* **PROBLEM DETAILS**
Provide a single number: the count of lines containing the string "document".

* **GIVEN MATERIAL**
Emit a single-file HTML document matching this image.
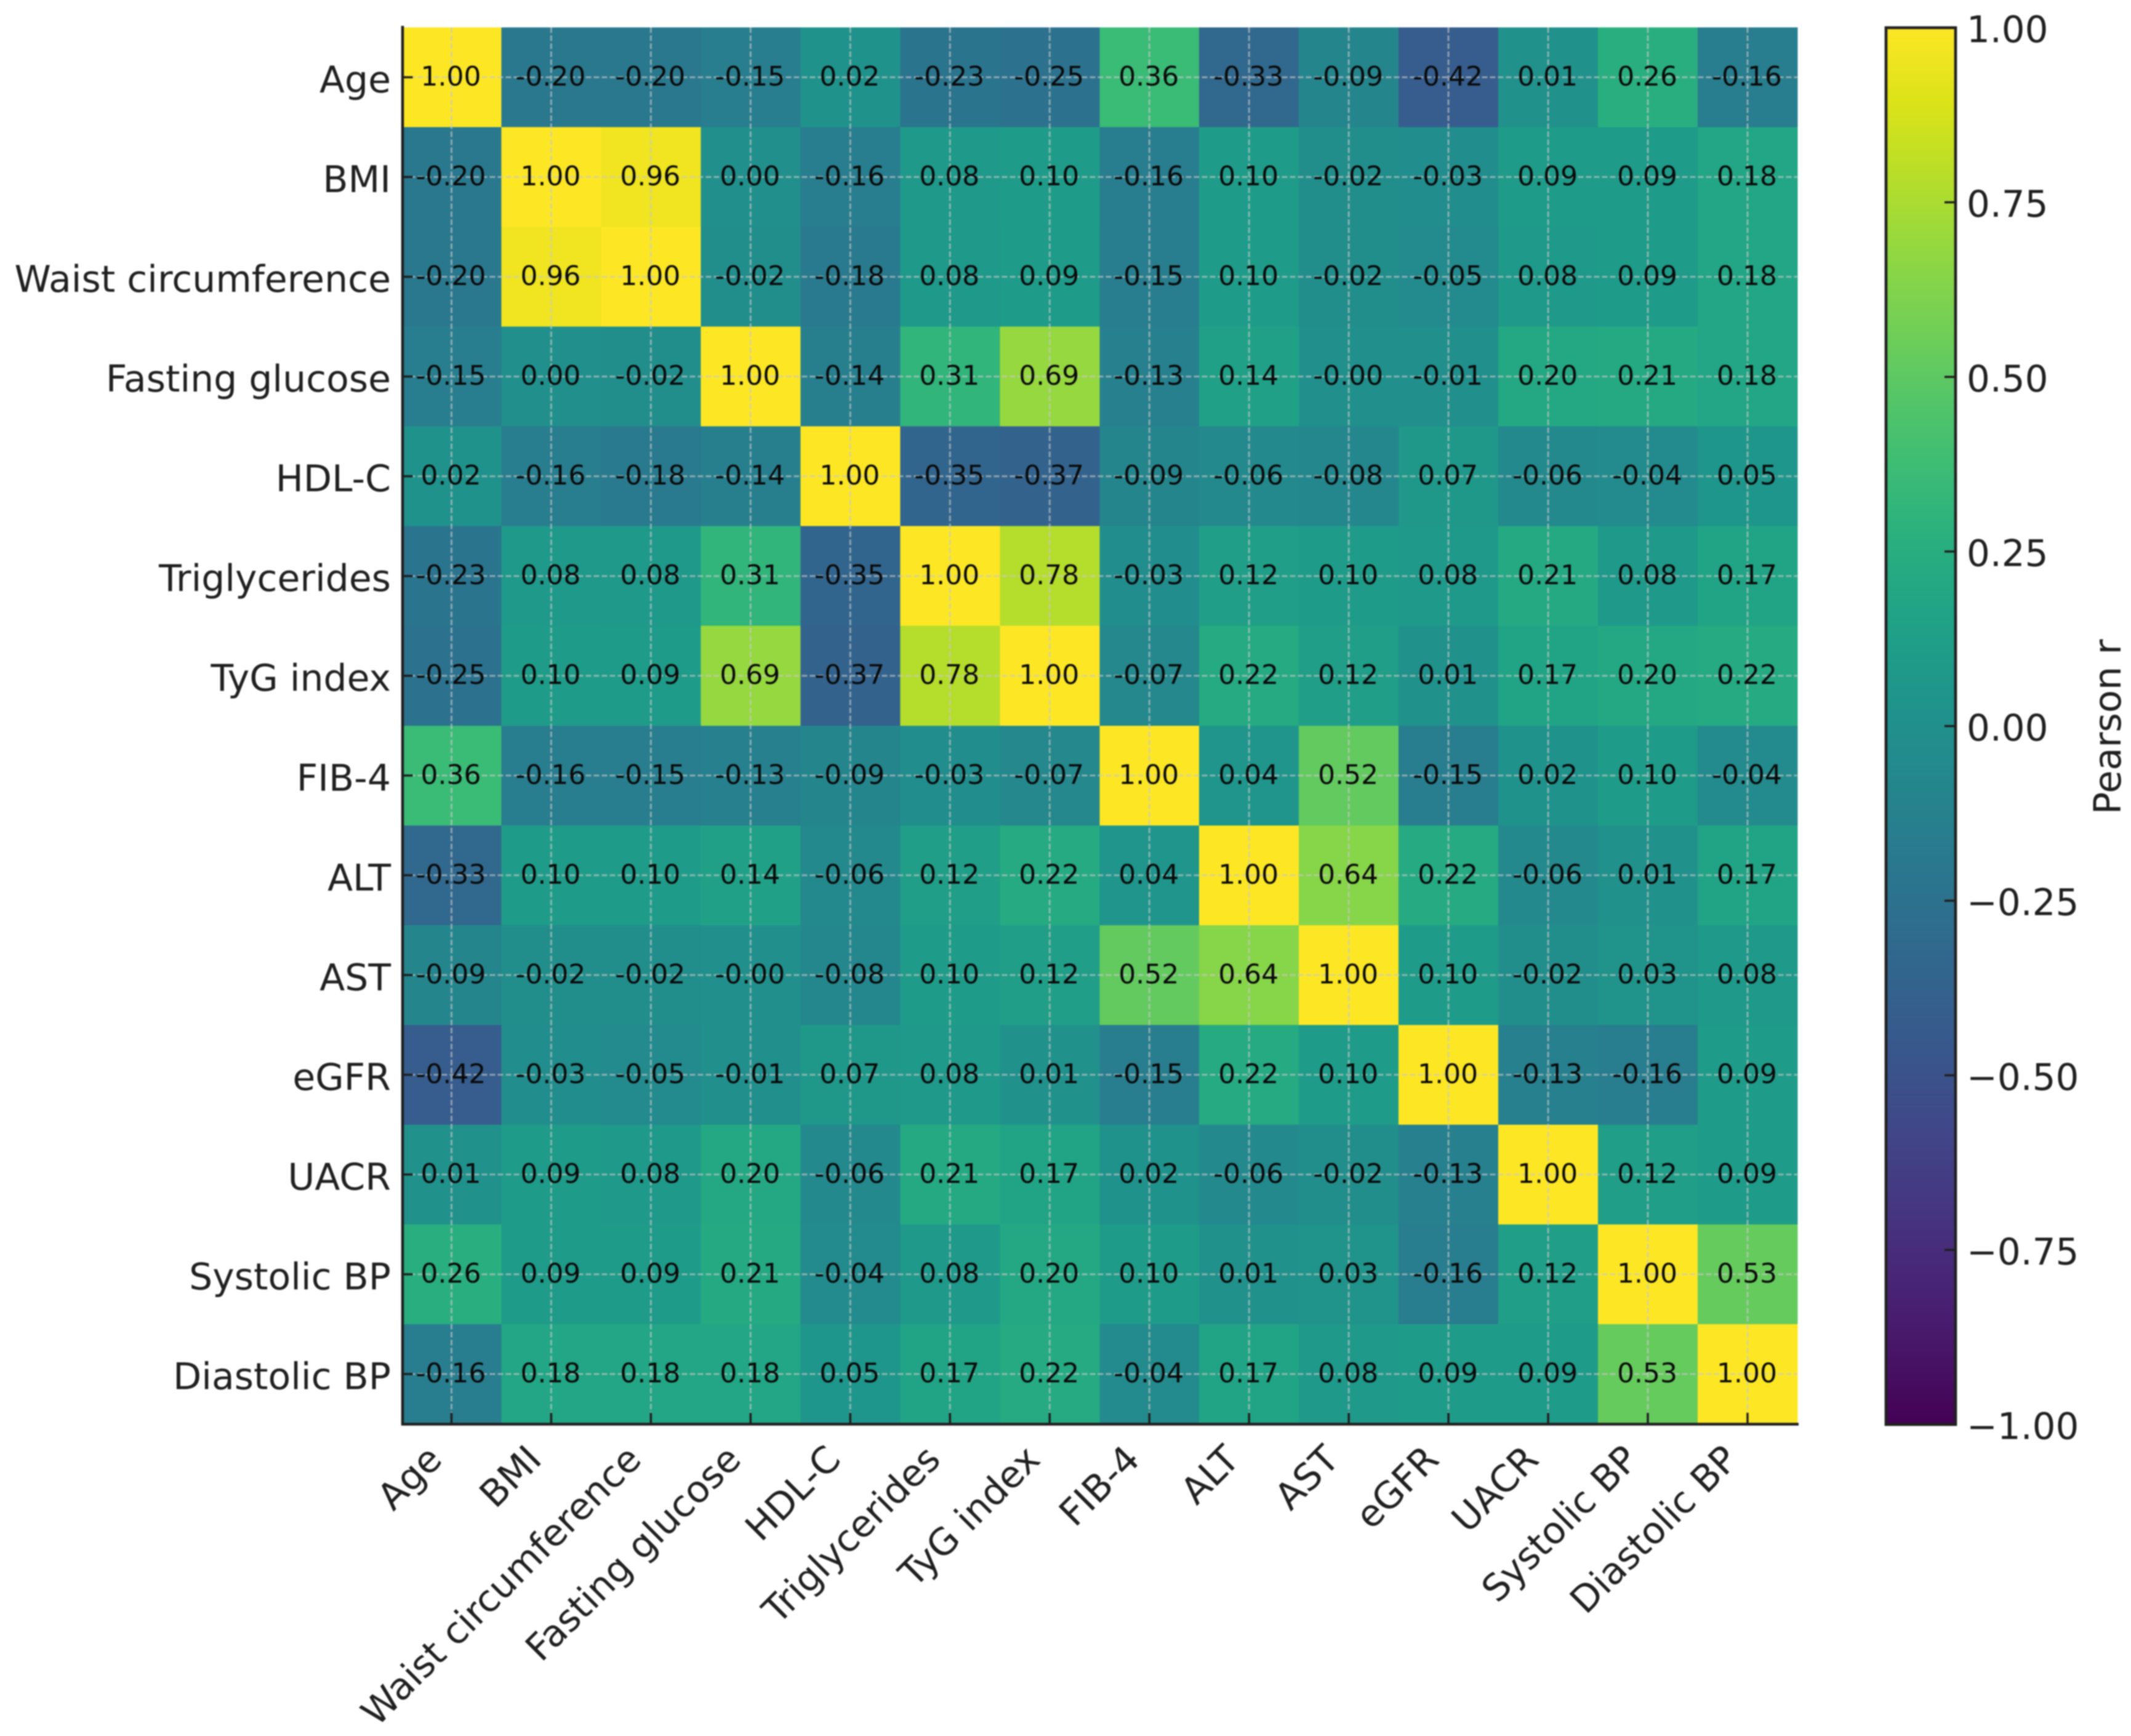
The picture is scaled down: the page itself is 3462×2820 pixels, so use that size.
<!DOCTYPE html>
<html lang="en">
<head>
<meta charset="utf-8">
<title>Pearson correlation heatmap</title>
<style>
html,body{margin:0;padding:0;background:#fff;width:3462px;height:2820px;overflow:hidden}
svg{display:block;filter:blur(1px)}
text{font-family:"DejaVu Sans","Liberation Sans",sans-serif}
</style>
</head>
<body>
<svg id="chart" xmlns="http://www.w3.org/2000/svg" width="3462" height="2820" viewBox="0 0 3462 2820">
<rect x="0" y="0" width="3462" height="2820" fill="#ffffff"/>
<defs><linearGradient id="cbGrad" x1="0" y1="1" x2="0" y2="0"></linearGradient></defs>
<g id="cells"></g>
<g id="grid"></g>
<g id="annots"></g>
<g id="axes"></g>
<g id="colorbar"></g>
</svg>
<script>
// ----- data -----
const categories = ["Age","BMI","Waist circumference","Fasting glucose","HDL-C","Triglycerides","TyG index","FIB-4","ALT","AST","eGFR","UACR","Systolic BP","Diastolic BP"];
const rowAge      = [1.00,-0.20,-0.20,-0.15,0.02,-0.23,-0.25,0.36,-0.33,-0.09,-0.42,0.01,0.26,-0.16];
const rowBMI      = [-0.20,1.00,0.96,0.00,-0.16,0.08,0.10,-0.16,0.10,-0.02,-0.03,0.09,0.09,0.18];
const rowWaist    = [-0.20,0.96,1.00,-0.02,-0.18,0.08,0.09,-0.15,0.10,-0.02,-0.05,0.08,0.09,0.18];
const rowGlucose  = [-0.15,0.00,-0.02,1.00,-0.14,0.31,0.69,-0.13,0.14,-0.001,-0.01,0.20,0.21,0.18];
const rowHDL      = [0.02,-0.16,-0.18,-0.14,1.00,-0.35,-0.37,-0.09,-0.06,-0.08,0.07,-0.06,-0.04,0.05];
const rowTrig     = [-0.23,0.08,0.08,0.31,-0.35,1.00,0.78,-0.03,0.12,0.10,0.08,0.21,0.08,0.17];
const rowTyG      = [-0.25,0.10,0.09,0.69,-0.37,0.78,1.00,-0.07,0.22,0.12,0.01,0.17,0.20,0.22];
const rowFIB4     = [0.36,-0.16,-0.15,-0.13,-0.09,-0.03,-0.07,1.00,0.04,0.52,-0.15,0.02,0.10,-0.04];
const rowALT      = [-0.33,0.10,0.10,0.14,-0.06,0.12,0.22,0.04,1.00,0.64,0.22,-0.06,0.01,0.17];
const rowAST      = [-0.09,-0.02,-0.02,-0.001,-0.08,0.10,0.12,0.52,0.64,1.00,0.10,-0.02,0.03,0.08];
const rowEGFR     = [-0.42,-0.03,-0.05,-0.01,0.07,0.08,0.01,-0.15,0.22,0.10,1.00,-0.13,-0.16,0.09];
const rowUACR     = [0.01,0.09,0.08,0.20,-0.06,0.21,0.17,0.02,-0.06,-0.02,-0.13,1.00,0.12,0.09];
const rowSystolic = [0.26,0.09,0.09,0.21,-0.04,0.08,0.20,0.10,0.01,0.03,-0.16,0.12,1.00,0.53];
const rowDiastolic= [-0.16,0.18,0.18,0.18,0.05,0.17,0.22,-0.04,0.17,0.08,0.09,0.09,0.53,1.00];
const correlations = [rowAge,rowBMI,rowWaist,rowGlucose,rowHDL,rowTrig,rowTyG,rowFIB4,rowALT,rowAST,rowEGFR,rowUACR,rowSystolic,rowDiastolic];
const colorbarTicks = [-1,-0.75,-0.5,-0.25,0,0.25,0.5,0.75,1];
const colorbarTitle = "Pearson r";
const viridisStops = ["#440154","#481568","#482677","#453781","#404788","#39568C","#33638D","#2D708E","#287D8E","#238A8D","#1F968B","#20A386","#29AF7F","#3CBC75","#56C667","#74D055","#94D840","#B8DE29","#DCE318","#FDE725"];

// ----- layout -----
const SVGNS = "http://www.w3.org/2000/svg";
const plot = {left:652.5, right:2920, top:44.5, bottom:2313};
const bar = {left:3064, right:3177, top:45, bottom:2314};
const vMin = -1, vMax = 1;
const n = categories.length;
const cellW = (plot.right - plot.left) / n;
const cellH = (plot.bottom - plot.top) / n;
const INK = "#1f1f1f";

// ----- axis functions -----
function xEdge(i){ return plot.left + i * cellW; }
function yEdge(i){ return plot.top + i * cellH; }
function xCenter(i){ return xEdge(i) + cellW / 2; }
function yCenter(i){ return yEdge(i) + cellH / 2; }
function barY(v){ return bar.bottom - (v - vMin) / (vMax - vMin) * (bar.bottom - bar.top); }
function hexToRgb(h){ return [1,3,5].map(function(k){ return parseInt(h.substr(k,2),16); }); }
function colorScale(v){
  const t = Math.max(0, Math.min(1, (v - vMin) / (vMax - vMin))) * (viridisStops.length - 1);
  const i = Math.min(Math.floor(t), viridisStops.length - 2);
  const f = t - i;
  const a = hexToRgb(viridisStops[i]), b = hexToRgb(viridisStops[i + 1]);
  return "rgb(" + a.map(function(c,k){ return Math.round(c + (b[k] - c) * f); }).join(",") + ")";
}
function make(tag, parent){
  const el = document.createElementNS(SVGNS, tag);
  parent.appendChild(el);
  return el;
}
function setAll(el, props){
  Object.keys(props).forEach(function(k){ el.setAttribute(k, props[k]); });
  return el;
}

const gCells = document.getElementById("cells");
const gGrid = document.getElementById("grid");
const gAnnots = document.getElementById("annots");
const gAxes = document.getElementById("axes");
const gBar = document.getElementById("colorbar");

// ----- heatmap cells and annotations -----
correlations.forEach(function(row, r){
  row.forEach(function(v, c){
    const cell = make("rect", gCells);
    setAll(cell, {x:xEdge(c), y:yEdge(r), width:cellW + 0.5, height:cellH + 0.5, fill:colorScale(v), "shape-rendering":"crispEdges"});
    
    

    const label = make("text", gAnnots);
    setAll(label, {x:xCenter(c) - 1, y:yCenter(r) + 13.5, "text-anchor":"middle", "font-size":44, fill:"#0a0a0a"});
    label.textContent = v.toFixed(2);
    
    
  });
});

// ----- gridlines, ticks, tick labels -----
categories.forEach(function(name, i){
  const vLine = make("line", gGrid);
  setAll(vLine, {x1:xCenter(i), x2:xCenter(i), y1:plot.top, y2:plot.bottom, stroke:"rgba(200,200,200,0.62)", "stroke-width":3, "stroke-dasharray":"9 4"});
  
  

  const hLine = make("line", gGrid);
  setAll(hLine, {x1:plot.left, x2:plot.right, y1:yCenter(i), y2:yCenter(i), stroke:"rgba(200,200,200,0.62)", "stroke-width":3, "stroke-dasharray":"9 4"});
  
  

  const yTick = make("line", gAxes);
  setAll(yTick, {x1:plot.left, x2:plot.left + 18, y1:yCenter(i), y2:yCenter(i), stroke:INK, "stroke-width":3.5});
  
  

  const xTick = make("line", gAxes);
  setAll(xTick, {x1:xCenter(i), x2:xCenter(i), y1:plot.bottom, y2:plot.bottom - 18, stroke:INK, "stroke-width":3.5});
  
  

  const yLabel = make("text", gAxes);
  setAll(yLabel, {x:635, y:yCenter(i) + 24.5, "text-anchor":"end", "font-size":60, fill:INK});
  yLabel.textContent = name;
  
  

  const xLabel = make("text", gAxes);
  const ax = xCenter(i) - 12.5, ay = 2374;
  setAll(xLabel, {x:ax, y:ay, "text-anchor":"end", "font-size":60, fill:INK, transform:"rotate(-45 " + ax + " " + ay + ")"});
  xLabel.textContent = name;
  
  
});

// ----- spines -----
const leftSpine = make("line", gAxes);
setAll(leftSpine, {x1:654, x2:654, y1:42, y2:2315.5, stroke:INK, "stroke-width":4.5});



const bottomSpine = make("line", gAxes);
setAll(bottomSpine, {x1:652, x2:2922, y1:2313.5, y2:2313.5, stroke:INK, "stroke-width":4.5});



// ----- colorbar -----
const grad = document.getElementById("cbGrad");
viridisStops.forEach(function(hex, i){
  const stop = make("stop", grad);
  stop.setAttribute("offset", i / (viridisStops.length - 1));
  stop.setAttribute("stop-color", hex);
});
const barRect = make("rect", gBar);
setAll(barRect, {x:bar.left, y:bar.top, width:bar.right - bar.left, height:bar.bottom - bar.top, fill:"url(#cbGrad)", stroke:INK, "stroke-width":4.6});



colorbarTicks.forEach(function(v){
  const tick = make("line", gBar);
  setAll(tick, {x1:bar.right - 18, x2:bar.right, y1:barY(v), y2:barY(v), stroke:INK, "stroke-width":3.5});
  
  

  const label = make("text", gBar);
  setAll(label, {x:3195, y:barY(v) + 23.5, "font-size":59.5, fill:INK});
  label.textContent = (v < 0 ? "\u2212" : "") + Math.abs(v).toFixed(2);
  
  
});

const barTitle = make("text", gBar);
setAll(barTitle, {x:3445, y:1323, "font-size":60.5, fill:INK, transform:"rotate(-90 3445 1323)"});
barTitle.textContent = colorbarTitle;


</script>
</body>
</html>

* **RESPONSE TO THIS TASK**
8